Written task — Images should be left out, and everything else in the listing reproduced exactly.

------ Information provided ------

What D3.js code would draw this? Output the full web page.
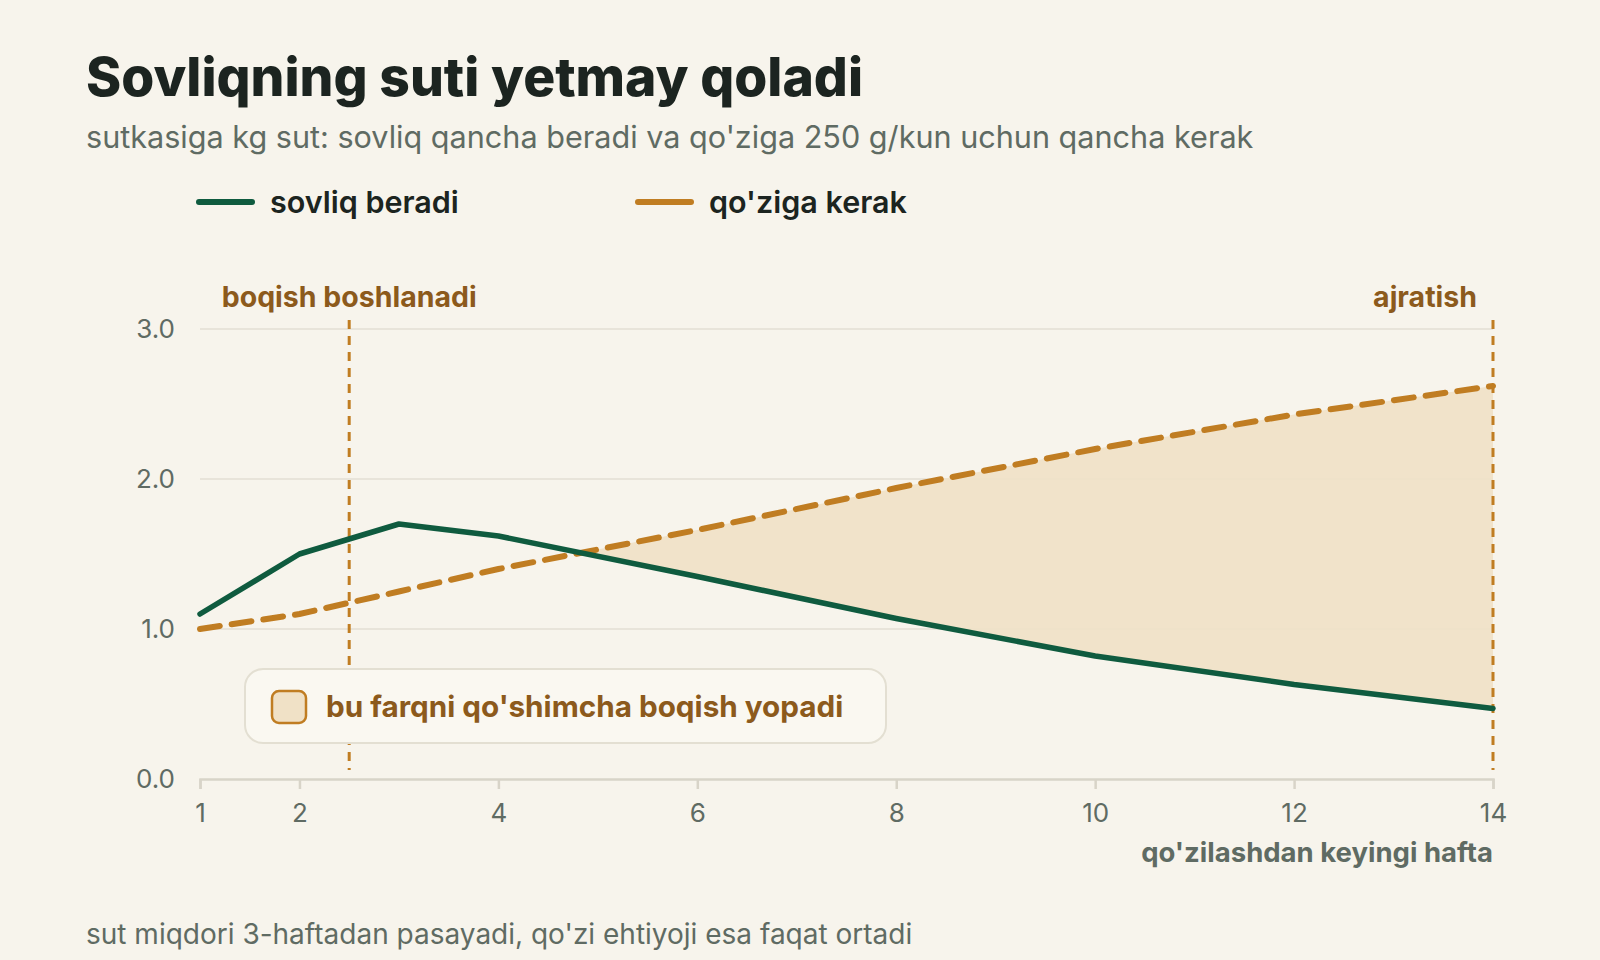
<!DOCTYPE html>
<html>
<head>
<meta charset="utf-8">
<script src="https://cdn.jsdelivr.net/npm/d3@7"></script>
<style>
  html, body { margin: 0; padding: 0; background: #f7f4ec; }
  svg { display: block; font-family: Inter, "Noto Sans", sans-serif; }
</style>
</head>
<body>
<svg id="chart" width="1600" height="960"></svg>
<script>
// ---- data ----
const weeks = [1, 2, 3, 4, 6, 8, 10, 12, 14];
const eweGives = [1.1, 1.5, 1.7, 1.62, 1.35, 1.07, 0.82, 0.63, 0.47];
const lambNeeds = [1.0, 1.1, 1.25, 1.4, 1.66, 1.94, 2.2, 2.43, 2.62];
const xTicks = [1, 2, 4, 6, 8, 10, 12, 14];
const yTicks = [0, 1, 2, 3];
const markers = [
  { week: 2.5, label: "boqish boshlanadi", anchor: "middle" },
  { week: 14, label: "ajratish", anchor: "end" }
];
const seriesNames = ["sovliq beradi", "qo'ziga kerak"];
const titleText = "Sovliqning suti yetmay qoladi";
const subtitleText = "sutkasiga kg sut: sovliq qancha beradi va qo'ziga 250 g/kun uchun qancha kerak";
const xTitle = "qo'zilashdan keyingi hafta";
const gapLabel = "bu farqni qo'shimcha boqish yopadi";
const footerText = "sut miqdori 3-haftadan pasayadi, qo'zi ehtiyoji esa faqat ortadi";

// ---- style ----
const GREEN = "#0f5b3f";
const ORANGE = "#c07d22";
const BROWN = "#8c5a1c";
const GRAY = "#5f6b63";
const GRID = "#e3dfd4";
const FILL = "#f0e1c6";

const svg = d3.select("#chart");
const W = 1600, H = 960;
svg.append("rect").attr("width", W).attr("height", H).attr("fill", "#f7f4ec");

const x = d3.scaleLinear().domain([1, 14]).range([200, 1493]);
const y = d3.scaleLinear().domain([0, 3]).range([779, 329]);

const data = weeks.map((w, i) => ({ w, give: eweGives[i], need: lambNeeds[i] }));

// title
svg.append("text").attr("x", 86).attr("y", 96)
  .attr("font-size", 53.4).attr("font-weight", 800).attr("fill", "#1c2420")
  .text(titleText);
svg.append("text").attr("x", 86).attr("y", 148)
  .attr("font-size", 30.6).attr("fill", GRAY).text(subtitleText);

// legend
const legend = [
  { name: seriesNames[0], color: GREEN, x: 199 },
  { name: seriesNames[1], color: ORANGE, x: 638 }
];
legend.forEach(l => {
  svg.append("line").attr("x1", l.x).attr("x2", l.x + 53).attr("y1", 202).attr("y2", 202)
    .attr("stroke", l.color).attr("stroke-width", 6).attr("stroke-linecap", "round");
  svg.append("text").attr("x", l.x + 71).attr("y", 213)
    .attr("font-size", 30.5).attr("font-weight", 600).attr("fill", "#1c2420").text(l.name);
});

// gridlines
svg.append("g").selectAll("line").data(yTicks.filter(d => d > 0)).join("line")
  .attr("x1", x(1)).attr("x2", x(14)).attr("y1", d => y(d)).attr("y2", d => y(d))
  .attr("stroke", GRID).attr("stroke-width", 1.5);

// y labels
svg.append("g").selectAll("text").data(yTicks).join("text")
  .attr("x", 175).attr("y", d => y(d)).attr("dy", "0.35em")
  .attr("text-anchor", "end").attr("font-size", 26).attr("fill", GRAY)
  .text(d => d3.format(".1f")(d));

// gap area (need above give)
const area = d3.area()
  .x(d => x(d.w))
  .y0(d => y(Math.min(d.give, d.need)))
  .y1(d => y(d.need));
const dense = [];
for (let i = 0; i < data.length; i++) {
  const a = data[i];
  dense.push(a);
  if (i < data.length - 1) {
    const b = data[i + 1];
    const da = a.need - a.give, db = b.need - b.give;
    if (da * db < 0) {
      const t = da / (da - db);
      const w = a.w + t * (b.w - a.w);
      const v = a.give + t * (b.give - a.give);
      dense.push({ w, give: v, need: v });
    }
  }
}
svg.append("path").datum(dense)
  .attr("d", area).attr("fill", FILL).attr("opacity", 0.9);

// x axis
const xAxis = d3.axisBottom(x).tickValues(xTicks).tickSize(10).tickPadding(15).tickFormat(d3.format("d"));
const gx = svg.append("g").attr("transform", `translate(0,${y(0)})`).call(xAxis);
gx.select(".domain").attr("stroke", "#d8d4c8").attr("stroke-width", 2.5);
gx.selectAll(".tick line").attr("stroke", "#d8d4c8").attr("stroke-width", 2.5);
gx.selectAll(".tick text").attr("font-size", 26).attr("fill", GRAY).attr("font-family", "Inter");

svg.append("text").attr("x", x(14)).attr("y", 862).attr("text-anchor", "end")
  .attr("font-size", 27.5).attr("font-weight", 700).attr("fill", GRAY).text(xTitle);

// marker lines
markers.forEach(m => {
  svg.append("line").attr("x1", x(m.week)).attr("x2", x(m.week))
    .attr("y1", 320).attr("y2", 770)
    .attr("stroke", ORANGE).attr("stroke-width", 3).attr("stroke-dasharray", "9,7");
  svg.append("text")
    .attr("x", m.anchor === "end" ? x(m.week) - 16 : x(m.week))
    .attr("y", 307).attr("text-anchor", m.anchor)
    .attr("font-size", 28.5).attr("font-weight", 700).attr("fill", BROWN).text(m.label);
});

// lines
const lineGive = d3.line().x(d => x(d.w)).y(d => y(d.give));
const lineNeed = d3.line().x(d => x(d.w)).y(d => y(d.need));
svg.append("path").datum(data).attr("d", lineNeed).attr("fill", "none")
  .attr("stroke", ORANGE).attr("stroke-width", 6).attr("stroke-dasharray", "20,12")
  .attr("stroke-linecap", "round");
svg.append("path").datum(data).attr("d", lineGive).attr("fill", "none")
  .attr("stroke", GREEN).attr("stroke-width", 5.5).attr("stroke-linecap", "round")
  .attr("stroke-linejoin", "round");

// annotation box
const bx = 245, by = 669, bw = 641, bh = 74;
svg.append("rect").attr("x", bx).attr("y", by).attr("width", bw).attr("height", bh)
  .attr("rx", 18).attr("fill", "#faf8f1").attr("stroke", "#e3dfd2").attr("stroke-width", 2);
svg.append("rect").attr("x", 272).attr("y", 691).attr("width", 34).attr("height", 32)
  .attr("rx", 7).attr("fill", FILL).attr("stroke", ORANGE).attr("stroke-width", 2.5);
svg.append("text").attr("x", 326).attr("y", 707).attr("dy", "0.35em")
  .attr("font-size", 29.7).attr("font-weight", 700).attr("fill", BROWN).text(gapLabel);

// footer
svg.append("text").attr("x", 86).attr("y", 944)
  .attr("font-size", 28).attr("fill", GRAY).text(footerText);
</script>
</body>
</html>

------

Complete output —
What D3.js code would draw this? Output the full web page.
<!DOCTYPE html>
<html>
<head>
<meta charset="utf-8">
<script src="https://cdn.jsdelivr.net/npm/d3@7"></script>
<style>
  html, body { margin: 0; padding: 0; background: #f7f4ec; }
  svg { display: block; font-family: Inter, "Noto Sans", sans-serif; }
</style>
</head>
<body>
<svg id="chart" width="1600" height="960"></svg>
<script>
// ---- data ----
const weeks = [1, 2, 3, 4, 6, 8, 10, 12, 14];
const eweGives = [1.1, 1.5, 1.7, 1.62, 1.35, 1.07, 0.82, 0.63, 0.47];
const lambNeeds = [1.0, 1.1, 1.25, 1.4, 1.66, 1.94, 2.2, 2.43, 2.62];
const xTicks = [1, 2, 4, 6, 8, 10, 12, 14];
const yTicks = [0, 1, 2, 3];
const markers = [
  { week: 2.5, label: "boqish boshlanadi", anchor: "middle" },
  { week: 14, label: "ajratish", anchor: "end" }
];
const seriesNames = ["sovliq beradi", "qo'ziga kerak"];
const titleText = "Sovliqning suti yetmay qoladi";
const subtitleText = "sutkasiga kg sut: sovliq qancha beradi va qo'ziga 250 g/kun uchun qancha kerak";
const xTitle = "qo'zilashdan keyingi hafta";
const gapLabel = "bu farqni qo'shimcha boqish yopadi";
const footerText = "sut miqdori 3-haftadan pasayadi, qo'zi ehtiyoji esa faqat ortadi";

// ---- style ----
const GREEN = "#0f5b3f";
const ORANGE = "#c07d22";
const BROWN = "#8c5a1c";
const GRAY = "#5f6b63";
const GRID = "#e3dfd4";
const FILL = "#f0e1c6";

const svg = d3.select("#chart");
const W = 1600, H = 960;
svg.append("rect").attr("width", W).attr("height", H).attr("fill", "#f7f4ec");

const x = d3.scaleLinear().domain([1, 14]).range([200, 1493]);
const y = d3.scaleLinear().domain([0, 3]).range([779, 329]);

const data = weeks.map((w, i) => ({ w, give: eweGives[i], need: lambNeeds[i] }));

// title
svg.append("text").attr("x", 86).attr("y", 96)
  .attr("font-size", 53.4).attr("font-weight", 800).attr("fill", "#1c2420")
  .text(titleText);
svg.append("text").attr("x", 86).attr("y", 148)
  .attr("font-size", 30.6).attr("fill", GRAY).text(subtitleText);

// legend
const legend = [
  { name: seriesNames[0], color: GREEN, x: 199 },
  { name: seriesNames[1], color: ORANGE, x: 638 }
];
legend.forEach(l => {
  svg.append("line").attr("x1", l.x).attr("x2", l.x + 53).attr("y1", 202).attr("y2", 202)
    .attr("stroke", l.color).attr("stroke-width", 6).attr("stroke-linecap", "round");
  svg.append("text").attr("x", l.x + 71).attr("y", 213)
    .attr("font-size", 30.5).attr("font-weight", 600).attr("fill", "#1c2420").text(l.name);
});

// gridlines
svg.append("g").selectAll("line").data(yTicks.filter(d => d > 0)).join("line")
  .attr("x1", x(1)).attr("x2", x(14)).attr("y1", d => y(d)).attr("y2", d => y(d))
  .attr("stroke", GRID).attr("stroke-width", 1.5);

// y labels
svg.append("g").selectAll("text").data(yTicks).join("text")
  .attr("x", 175).attr("y", d => y(d)).attr("dy", "0.35em")
  .attr("text-anchor", "end").attr("font-size", 26).attr("fill", GRAY)
  .text(d => d3.format(".1f")(d));

// gap area (need above give)
const area = d3.area()
  .x(d => x(d.w))
  .y0(d => y(Math.min(d.give, d.need)))
  .y1(d => y(d.need));
const dense = [];
for (let i = 0; i < data.length; i++) {
  const a = data[i];
  dense.push(a);
  if (i < data.length - 1) {
    const b = data[i + 1];
    const da = a.need - a.give, db = b.need - b.give;
    if (da * db < 0) {
      const t = da / (da - db);
      const w = a.w + t * (b.w - a.w);
      const v = a.give + t * (b.give - a.give);
      dense.push({ w, give: v, need: v });
    }
  }
}
svg.append("path").datum(dense)
  .attr("d", area).attr("fill", FILL).attr("opacity", 0.9);

// x axis
const xAxis = d3.axisBottom(x).tickValues(xTicks).tickSize(10).tickPadding(15).tickFormat(d3.format("d"));
const gx = svg.append("g").attr("transform", `translate(0,${y(0)})`).call(xAxis);
gx.select(".domain").attr("stroke", "#d8d4c8").attr("stroke-width", 2.5);
gx.selectAll(".tick line").attr("stroke", "#d8d4c8").attr("stroke-width", 2.5);
gx.selectAll(".tick text").attr("font-size", 26).attr("fill", GRAY).attr("font-family", "Inter");

svg.append("text").attr("x", x(14)).attr("y", 862).attr("text-anchor", "end")
  .attr("font-size", 27.5).attr("font-weight", 700).attr("fill", GRAY).text(xTitle);

// marker lines
markers.forEach(m => {
  svg.append("line").attr("x1", x(m.week)).attr("x2", x(m.week))
    .attr("y1", 320).attr("y2", 770)
    .attr("stroke", ORANGE).attr("stroke-width", 3).attr("stroke-dasharray", "9,7");
  svg.append("text")
    .attr("x", m.anchor === "end" ? x(m.week) - 16 : x(m.week))
    .attr("y", 307).attr("text-anchor", m.anchor)
    .attr("font-size", 28.5).attr("font-weight", 700).attr("fill", BROWN).text(m.label);
});

// lines
const lineGive = d3.line().x(d => x(d.w)).y(d => y(d.give));
const lineNeed = d3.line().x(d => x(d.w)).y(d => y(d.need));
svg.append("path").datum(data).attr("d", lineNeed).attr("fill", "none")
  .attr("stroke", ORANGE).attr("stroke-width", 6).attr("stroke-dasharray", "20,12")
  .attr("stroke-linecap", "round");
svg.append("path").datum(data).attr("d", lineGive).attr("fill", "none")
  .attr("stroke", GREEN).attr("stroke-width", 5.5).attr("stroke-linecap", "round")
  .attr("stroke-linejoin", "round");

// annotation box
const bx = 245, by = 669, bw = 641, bh = 74;
svg.append("rect").attr("x", bx).attr("y", by).attr("width", bw).attr("height", bh)
  .attr("rx", 18).attr("fill", "#faf8f1").attr("stroke", "#e3dfd2").attr("stroke-width", 2);
svg.append("rect").attr("x", 272).attr("y", 691).attr("width", 34).attr("height", 32)
  .attr("rx", 7).attr("fill", FILL).attr("stroke", ORANGE).attr("stroke-width", 2.5);
svg.append("text").attr("x", 326).attr("y", 707).attr("dy", "0.35em")
  .attr("font-size", 29.7).attr("font-weight", 700).attr("fill", BROWN).text(gapLabel);

// footer
svg.append("text").attr("x", 86).attr("y", 944)
  .attr("font-size", 28).attr("fill", GRAY).text(footerText);
</script>
</body>
</html>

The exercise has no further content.